1. Badges and Buttons Everywhere
It seems that nearly every copyright-related service out there is offering badges, banners and buttons for others to use. Though many of these companies do great work and provide a valuable service, the badges and buttons are a complete, or at least near-complete, waste of time.
The problem is simple: Few, if any, would-be plagiarists are going to be deterred by such buttons (if they even notice them) and with so much of the copying taking place via automated means, especially RSS scraping, your infringer likely never even saw the site.
These buttons are just a means to generate links back to the companies. Nothing more.
Better Approach: Instead of using badges and buttons, make sure your copyright notice is in check and that it has all of the required elements.
2. No Right-Click/No Select Text Scripts
There are hundreds of scripts that block right clicks and text selection on a site and they, for the most part, do their job. However, the issue with these scripts isn’t that they don’t stop at least some infringement, but that they do much more harm than good.
My own experiments with Tynt have shown that the vast majority of copying is for use that’s clearly non-infringing. Far more people copy content to share legitimately than to infringe.
Couple that with how easily these systems are defeated and there is literally no reason to use them.
Better Approach: Tynt, if used correctly, can track your copied content and help you understand what’s being used. Be careful though not to use it to mess with the copy/paste function, only to track it.
3. Self-Written Licenses
I covered this in greater detail previously but it bears repeating: Never write your own copyright license.
Not only is it legally risky unless you are an attorney, but such licenses rarely get read and almost never change behavior.
Besides, you don’t need a license to require others to ask permission to use your work. Also, if you want to give permission, there are a slew of professionally-written and free licenses that you can apply at your leisure.
Better Approach: Either stick to “all rights reserved” and handle permission requests one at a time or, if you want, choose any one of the other, professionally-written licenses out there.
4. Fake “Copyright Registration” Services
Some of these services will cost up to $20 or more to register one file. Worst of all, these services don’t even register the file with the U.S. Copyright Office (USCO), which is a requirement in the U.S. in order to have full legal protection.
Instead, these services just accept a copy of your file, print you a certificate as to when they got it and take your money.
Better Approach: Non-repudiation services can be helpful but Safe Creative and Myows are both free and provide a slew of additional features. Even advanced certification services, such as EastTimestamping charge well less than a dollar per registration. Never pay more.
5. EXIF Data
Theoretically, this should be a great idea. EXIF, or EXchangeable Image File format, lets you embed text-based information in a jpg file. This includes information about the camera, the date it was taken and even the GPS coordinates. It can also include copyright holder and author information.
The problem isn’t the format itself, which works very well, but that the data is stripped almost everywhere it’s uploaded. In short, nearly every time that you or a plagiarist posts the photo online, including Facebook and Flickr, that information is ripped out as part of the compression process.

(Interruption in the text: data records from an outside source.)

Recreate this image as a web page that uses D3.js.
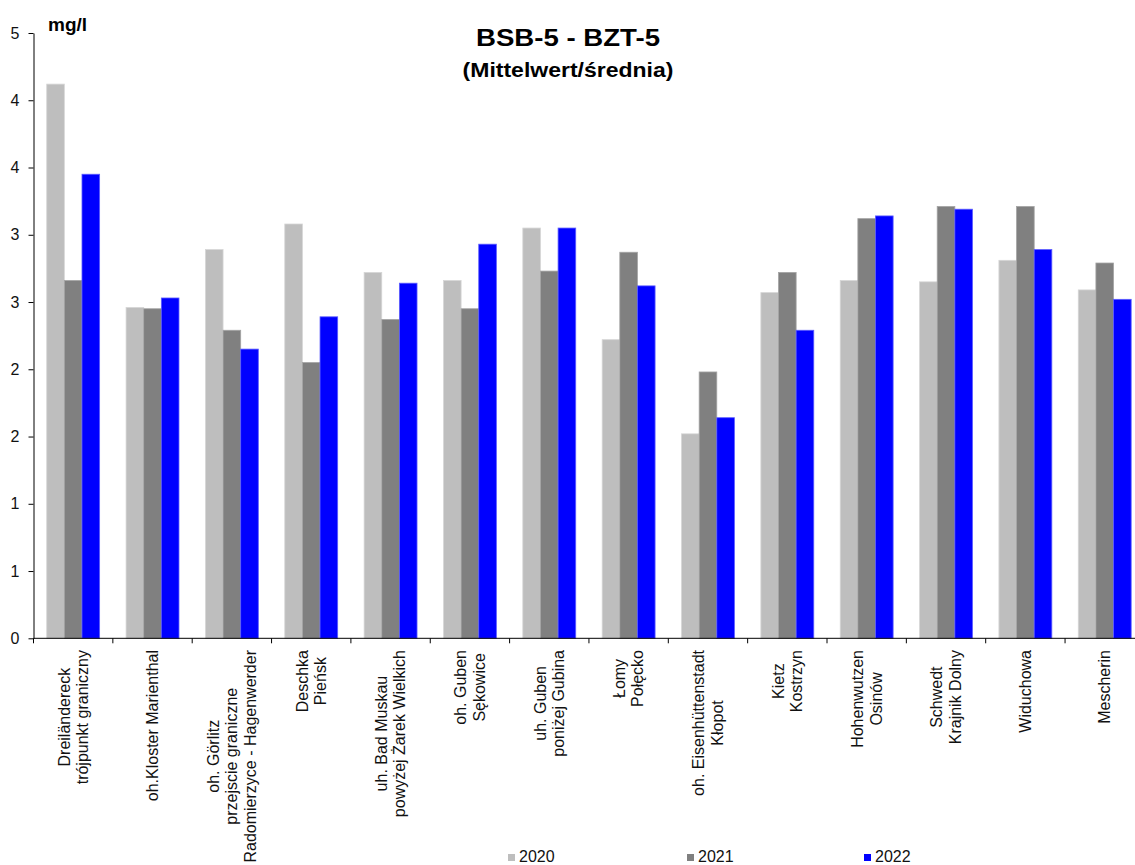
<!DOCTYPE html>
<html>
<head>
<meta charset="utf-8">
<script src="https://cdn.jsdelivr.net/npm/d3@7"></script>
<style>
  body { margin: 0; background: #fff; }
  svg { display: block; font-family: "Liberation Sans", Arial, sans-serif; }
</style>
</head>
<body>
<svg id="chart" width="1135" height="865"></svg>
<script>
// stations, one label line per array entry
const stations = [
  ["Dreiländereck", "trójpunkt graniczny"],
  ["oh.Kloster Marienthal"],
  ["oh. Görlitz", "przejscie graniczne", "Radomierzyce - Hagenwerder"],
  ["Deschka", "Pieńsk"],
  ["uh. Bad Muskau", "powyżej Żarek Wielkich"],
  ["oh. Guben", "Sękowice"],
  ["uh. Guben", "poniżej Gubina"],
  ["Łomy", "Połęcko"],
  ["oh. Eisenhüttenstadt", "Kłopot"],
  ["Kietz", "Kostrzyn"],
  ["Hohenwutzen", "Osinów"],
  ["Schwedt", "Krajnik Dolny"],
  ["Widuchowa"],
  ["Mescherin"]
];
const years = ["2020", "2021", "2022"];
const v2020 = [4.12, 2.46, 2.89, 3.08, 2.72, 2.66, 3.05, 2.22, 1.52, 2.57, 2.66, 2.65, 2.81, 2.59];
const v2021 = [2.66, 2.45, 2.29, 2.05, 2.37, 2.45, 2.73, 2.87, 1.98, 2.72, 3.12, 3.21, 3.21, 2.79];
const v2022 = [3.45, 2.53, 2.15, 2.39, 2.64, 2.93, 3.05, 2.62, 1.64, 2.29, 3.14, 3.19, 2.89, 2.52];
// the original axis has 0.5 steps shown without decimals
const yTicks = [0, 0.5, 1, 1.5, 2, 2.5, 3, 3.5, 4, 4.5];
const yTickLabels = ["0", "1", "1", "2", "2", "3", "3", "4", "4", "5"];

const fills = { "2020": "#bebebe", "2021": "#808080", "2022": "#0000ff" };
const strokes = { "2020": "#d6d6d6", "2021": "#a4a4a4", "2022": "#5c5cff" };

const svg = d3.select("#chart");
const plotLeft = 33.5, plotBottom = 638.3, plotTop = 33;
const step = 79.35;

const x0 = d3.scaleBand()
  .domain(d3.range(stations.length))
  .range([plotLeft, plotLeft + step * stations.length])
  .padding(0);
const x1 = d3.scaleBand()
  .domain(years)
  .range([0, x0.bandwidth()])
  .paddingInner(0)
  .paddingOuter(0.75);
const y = d3.scaleLinear().domain([0, 4.5]).range([plotBottom, plotTop]);

const rows = stations.map((s, i) => ({
  i: i,
  vals: [
    { year: "2020", v: v2020[i] },
    { year: "2021", v: v2021[i] },
    { year: "2022", v: v2022[i] }
  ]
}));

// bars
svg.append("g")
  .selectAll("g")
  .data(rows)
  .join("g")
  .attr("transform", d => `translate(${x0(d.i)},0)`)
  .selectAll("rect")
  .data(d => d.vals)
  .join("rect")
  .attr("x", d => x1(d.year))
  .attr("y", d => y(d.v))
  .attr("width", x1.bandwidth())
  .attr("height", d => plotBottom - y(d.v))
  .attr("fill", d => fills[d.year])
  .attr("stroke", d => strokes[d.year])
  .attr("stroke-width", 0.8);

// y axis
const yAxis = svg.append("g")
  .attr("transform", `translate(${plotLeft},0)`)
  .call(d3.axisLeft(y)
    .tickValues(yTicks)
    .tickFormat((d, i) => yTickLabels[i])
    .tickSize(5)
    .tickPadding(9)
    .tickSizeOuter(0));
yAxis.select(".domain").attr("stroke", "#000");
yAxis.selectAll(".tick line").attr("stroke", "#000");
yAxis.selectAll("text")
  .attr("font-size", 16)
  .attr("font-family", "Liberation Sans, Arial, sans-serif")
  .attr("fill", "#111");

// x axis: line plus ticks on category borders
const xg = svg.append("g");
xg.append("line")
  .attr("x1", plotLeft).attr("x2", 1135)
  .attr("y1", plotBottom).attr("y2", plotBottom)
  .attr("stroke", "#000");
xg.selectAll("line.tk")
  .data(d3.range(stations.length + 1))
  .join("line")
  .attr("class", "tk")
  .attr("x1", d => plotLeft + d * step)
  .attr("x2", d => plotLeft + d * step)
  .attr("y1", plotBottom)
  .attr("y2", plotBottom + 5)
  .attr("stroke", "#000");

// rotated, centred multi-line category labels
const lh = 18.5, labelTop = 650;
const lab = xg.selectAll("g.lab")
  .data(stations)
  .join("g")
  .attr("class", "lab")
  .attr("transform", (d, i) => `translate(${x0(i) + x0.bandwidth() / 2},${labelTop}) rotate(-90)`);
lab.each(function(lines) {
  const g = d3.select(this);
  const ts = g.selectAll("text")
    .data(lines)
    .join("text")
    .attr("font-size", 16)
    .attr("fill", "#111")
    .attr("text-anchor", "middle")
    .attr("y", (d, k) => (k - (lines.length - 1) / 2) * lh)
    .attr("dy", "0.35em")
    .text(d => d);
  let maxW = 0;
  ts.each(function() { maxW = Math.max(maxW, this.getComputedTextLength()); });
  ts.attr("x", -maxW / 2);
});

// titles
svg.append("text")
  .attr("transform", "translate(568,46) scale(1.15,1)")
  .attr("text-anchor", "middle")
  .attr("font-weight", "bold")
  .attr("font-size", 24)
  .text("BSB-5 - BZT-5");
svg.append("text")
  .attr("transform", "translate(568,77) scale(1.15,1)")
  .attr("text-anchor", "middle")
  .attr("font-weight", "bold")
  .attr("font-size", 20)
  .text("(Mittelwert/średnia)");
svg.append("text")
  .attr("x", 48)
  .attr("y", 31)
  .attr("font-weight", "bold")
  .attr("font-size", 19)
  .text("mg/l");

// legend
const legendX = [508, 687, 864];
const leg = svg.append("g")
  .selectAll("g")
  .data(years)
  .join("g")
  .attr("transform", (d, i) => `translate(${legendX[i]},862)`);
leg.append("rect")
  .attr("x", 0).attr("y", -8)
  .attr("width", 7).attr("height", 7)
  .attr("fill", d => fills[d]);
leg.append("text")
  .attr("x", 11)
  .attr("font-size", 16)
  .attr("fill", "#111")
  .text(d => d);
</script>
</body>
</html>
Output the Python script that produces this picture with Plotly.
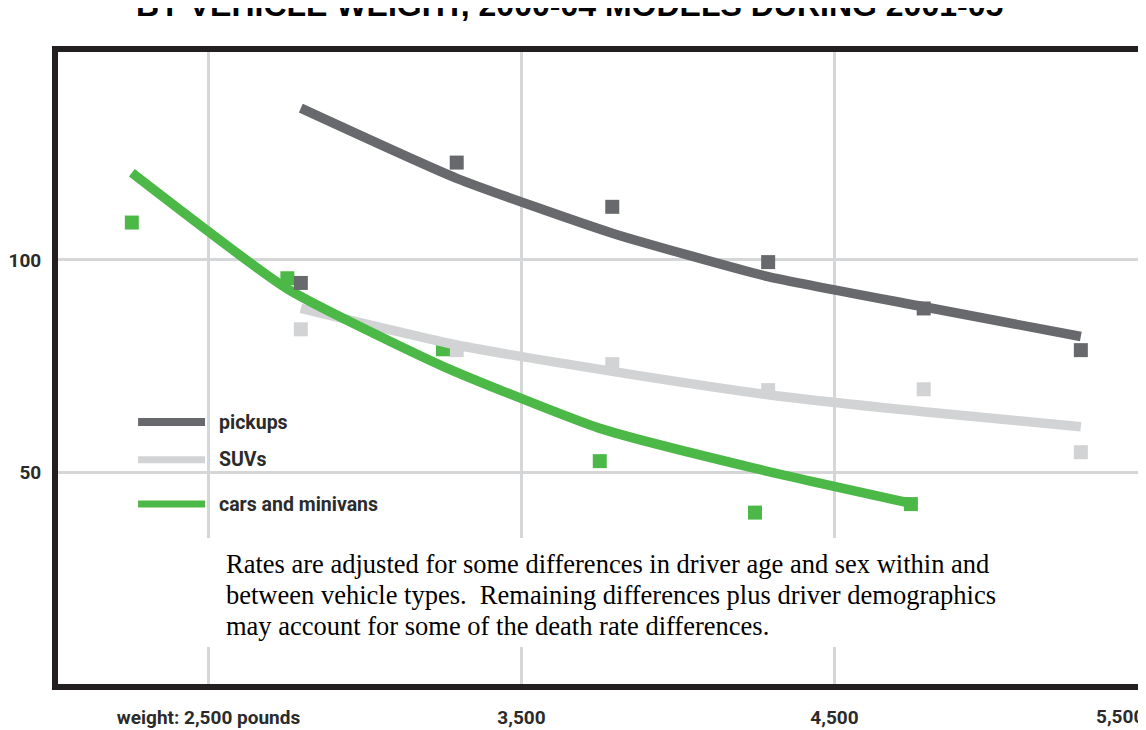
import plotly.graph_objects as go

# ---- data ----
truck_weights = [2795, 3293, 3790, 4288, 4785, 5287]
car_weights = [2255, 2752, 3249, 3750, 4246, 4744]

pickup_rates = [94.6, 122.9, 112.5, 99.5, 88.6, 78.8]
pickup_fit = [135.7, 119.2, 106.3, 96.1, 89.0, 82.0]

suv_rates = [83.7, 78.8, 75.5, 69.4, 69.6, 54.8]
suv_fit = [88.6, 80.0, 73.8, 68.3, 64.3, 60.8]

car_rates = [108.8, 95.7, 79.0, 52.7, 40.6, 42.6]
car_fit = [120.5, 93.2, 75.0, 60.4, 51.0, 42.8]

x_tickvals = [2500, 3500, 4500]
x_ticktext = ["weight: 2,500 pounds", "3,500", "4,500"]
last_x_label = "5,500"
y_tickvals = [50, 100]
y_ticktext = ["50", "100"]

series_names = ["pickups", "SUVs", "cars and minivans"]

title_text = "BY VEHICLE WEIGHT, 2000-04 MODELS DURING 2001-05"
note_lines = [
    "Rates are adjusted for some differences in driver age and sex within and",
    "between vehicle types.\u00a0 Remaining differences plus driver demographics",
    "may account for some of the death rate differences.",
]

# ---- styles ----
DARK = "#68696d"
LIGHT = "#d1d3d4"
GREEN = "#4cb848"
FRAME = "#231f20"
GRID = "#d5d6d8"
TXT = "#2b2b2b"
COND = "Roboto, DejaVu Sans Condensed, sans-serif"

fig = go.Figure()

# squares first (below lines)
fig.add_trace(go.Scatter(x=truck_weights, y=suv_rates, mode="markers",
                         marker=dict(symbol="square", size=14, color=LIGHT), hoverinfo="skip"))
fig.add_trace(go.Scatter(x=car_weights, y=car_rates, mode="markers",
                         marker=dict(symbol="square", size=14, color=GREEN), hoverinfo="skip"))
fig.add_trace(go.Scatter(x=truck_weights, y=suv_fit, mode="lines",
                         line=dict(color=LIGHT, width=9.5, shape="spline", smoothing=0.5), hoverinfo="skip"))
fig.add_trace(go.Scatter(x=car_weights, y=car_fit, mode="lines",
                         line=dict(color=GREEN, width=9.5, shape="spline", smoothing=0.5), hoverinfo="skip"))
fig.add_trace(go.Scatter(x=truck_weights, y=pickup_rates, mode="markers",
                         marker=dict(symbol="square", size=14, color=DARK), hoverinfo="skip"))
fig.add_trace(go.Scatter(x=truck_weights, y=pickup_fit, mode="lines",
                         line=dict(color=DARK, width=9.5, shape="spline", smoothing=0.5), hoverinfo="skip"))

# legend samples (manual)
legend_y = [61.9, 53.0, 42.6]
legend_colors = [DARK, LIGHT, GREEN]
legend_widths = [8, 7, 7]
shapes = []
for yv, c, w in zip(legend_y, legend_colors, legend_widths):
    shapes.append(dict(type="line", xref="x", yref="y", x0=2275, x1=2489, y0=yv, y1=yv,
                       line=dict(color=c, width=w), layer="above"))

# white note box (covers gridlines)
shapes.append(dict(type="rect", xref="x", yref="y", x0=2489, x1=5179, y0=9.0, y1=34.6,
                   fillcolor="white", line=dict(width=0), layer="between"))

annotations = []
for yv, name in zip(legend_y, series_names):
    annotations.append(dict(x=2527, y=yv, xref="x", yref="y", text=name, showarrow=False,
                            xanchor="left", yanchor="middle",
                            font=dict(family=COND, size=19.5, color=TXT, weight="bold")))

note_y = [28.5, 21.2, 14.0]
for yv, line in zip(note_y, note_lines):
    annotations.append(dict(x=2550, y=yv, xref="x", yref="y", text=line, showarrow=False,
                            xanchor="left", yanchor="middle", align="left",
                            font=dict(family="Liberation Serif, Times New Roman, serif",
                                      size=26.5, color="black")))

# last x tick label (5,500) sits at the right edge of the frame
annotations.append(dict(x=1, y=0, xref="paper", yref="paper", text=last_x_label, showarrow=False,
                        xanchor="right", yanchor="middle", xshift=4, yshift=-32,
                        font=dict(family=COND, size=19, color=TXT, weight="bold")))

# heading, clipped by the top edge as in the reference
annotations.append(dict(x=0.4723, y=1, xref="paper", yref="paper", text=title_text,
                        showarrow=False, xanchor="center", yanchor="bottom", yshift=27,
                        font=dict(family="Liberation Sans, Arial, sans-serif", size=32,
                                  color="black", weight="bold")))

fig.update_layout(
    width=1146, height=730,
    margin=dict(l=50, r=12, t=44, b=54, autoexpand=False),
    paper_bgcolor="white", plot_bgcolor="white",
    showlegend=False,
    shapes=shapes, annotations=annotations,
    xaxis=dict(range=[2019.2, 5482.4], tickvals=x_tickvals, ticktext=x_ticktext,
               showgrid=True, gridcolor=GRID, gridwidth=3, zeroline=False, automargin=False,
               showline=True, linewidth=6, linecolor=FRAME, mirror=True,
               ticks="", ticklabelstandoff=11,
               tickfont=dict(family=COND, size=19, color=TXT, weight="bold")),
    yaxis=dict(range=[0.3, 148.9], tickvals=y_tickvals, ticktext=y_ticktext,
               showgrid=True, gridcolor=GRID, gridwidth=3, zeroline=False, automargin=False,
               showline=True, linewidth=6, linecolor=FRAME, mirror=True,
               ticks="", ticklabelstandoff=7,
               tickfont=dict(family=COND, size=19, color=TXT, weight="bold")),
)

fig.write_html("out.html")
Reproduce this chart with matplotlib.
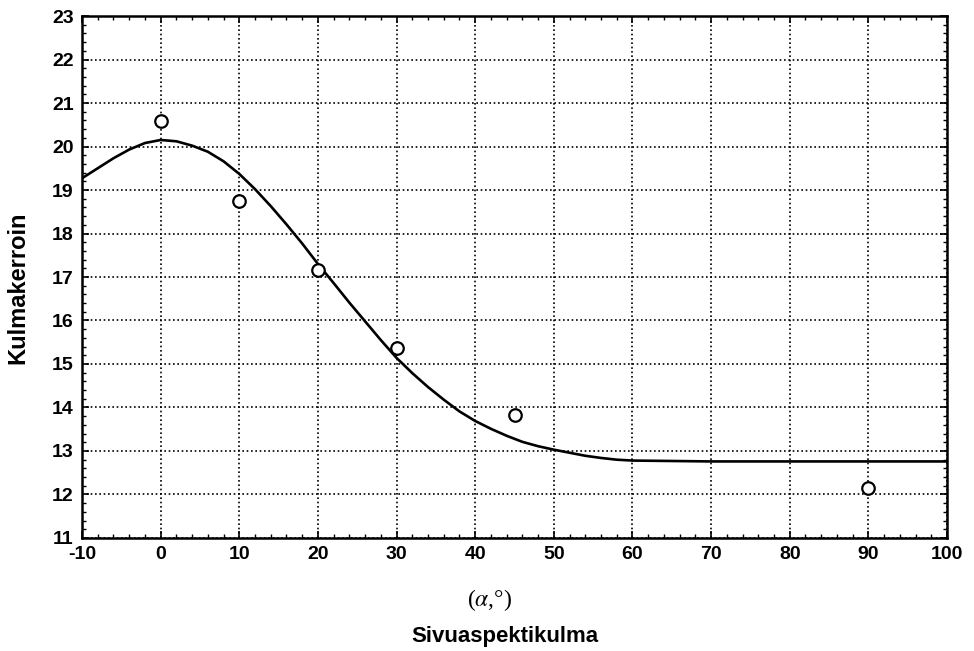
import matplotlib
matplotlib.use('Agg')
import matplotlib.pyplot as plt
from matplotlib.ticker import MultipleLocator, AutoMinorLocator

# measured points
angle = [0, 10, 20, 30, 45, 90]
coef = [20.59, 18.74, 17.15, 15.36, 13.83, 12.16]

# fitted curve
fit_x = [-10, -8, -6, -4, -2, 0, 2, 4, 6, 8, 10, 12, 14, 16, 18, 20, 22, 24, 26,
         28, 30, 32, 34, 36, 38, 40, 42, 44, 46, 48, 50, 52, 54, 56, 58, 60,
         65, 70, 75, 80, 85, 90, 95, 100]
fit_y = [19.27, 19.50, 19.73, 19.93, 20.08, 20.15, 20.12, 20.02, 19.88, 19.66,
         19.37, 19.02, 18.63, 18.21, 17.77, 17.30, 16.86, 16.41, 15.98,
         15.55, 15.14, 14.79, 14.47, 14.18, 13.91, 13.69, 13.51, 13.35, 13.21,
         13.11, 13.03, 12.96, 12.89, 12.84, 12.80, 12.78,
         12.77, 12.76, 12.76, 12.76, 12.76, 12.76, 12.76, 12.76]

plt.rcParams['font.family'] = ['Liberation Sans Narrow', 'Liberation Sans', 'DejaVu Sans']
plt.rcParams['axes.unicode_minus'] = False
plt.rcParams['mathtext.fontset'] = 'stix'

fig = plt.figure(figsize=(9.74, 6.51), dpi=100)
ax = fig.add_axes([0.0842, 0.1736, 0.8881, 0.8018])

ax.plot(fit_x, fit_y, color='black', linewidth=1.9, zorder=3, solid_joinstyle='round')
ax.plot(angle, coef, linestyle='none', marker='o', markersize=9, markerfacecolor='white',
        markeredgecolor='black', markeredgewidth=1.6, zorder=4)

ax.set_xlim(-10, 100)
ax.set_ylim(11, 23)
ax.xaxis.set_major_locator(MultipleLocator(10))
ax.yaxis.set_major_locator(MultipleLocator(1))
ax.xaxis.set_minor_locator(AutoMinorLocator(5))
ax.yaxis.set_minor_locator(AutoMinorLocator(5))
ax.tick_params(which='both', direction='in', top=True, right=True, color='black')
ax.tick_params(which='major', length=5, width=1.2, labelsize=14, pad=6)
ax.tick_params(which='minor', length=3, width=1.0)
for lbl in ax.get_xticklabels() + ax.get_yticklabels():
    lbl.set_fontweight('bold')

ax.grid(True, which='major', color='black', linestyle=(0, (1, 1.6)), linewidth=1.2)
for s in ax.spines.values():
    s.set_linewidth(1.8)

ax.set_ylabel('Kulmakerroin', fontsize=17, fontweight='bold')
ax.yaxis.set_label_coords(-0.061, 0.479)
fig.text(0.503, 0.078, r'($\alpha$,°)', ha='center', va='center', fontsize=17,
         family=['Liberation Serif', 'DejaVu Serif'])
fig.text(0.518, 0.023, 'Sivuaspektikulma', ha='center', va='center', fontsize=16,
         fontweight='bold')

fig.savefig('out.png', dpi=100)
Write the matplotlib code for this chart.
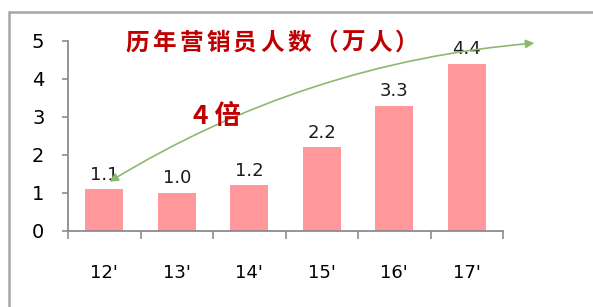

Basically, most sites remove the information in a bid to make file size smaller and reduce bandwidth. An unfortunate decision, to say the least.
Though I would love to live in a world where I could give the same, simple copyright advice to everyone, that’s not the reality we face. However, there are a few things that I can definitely tell creators to avoid using or, at the very least, avoid relying on.
Whether it’s snake oil salesmen trying to separate you from your money or people with good intentions dealing with unfair realities, some ideas just don’t work.
It’s best to move away from those as quickly as possible so we can find the ideas that do work and focus our energies or productive ways to protect ones work.
Disclosure: I have done paid consulting for both Safe Creative and Myows.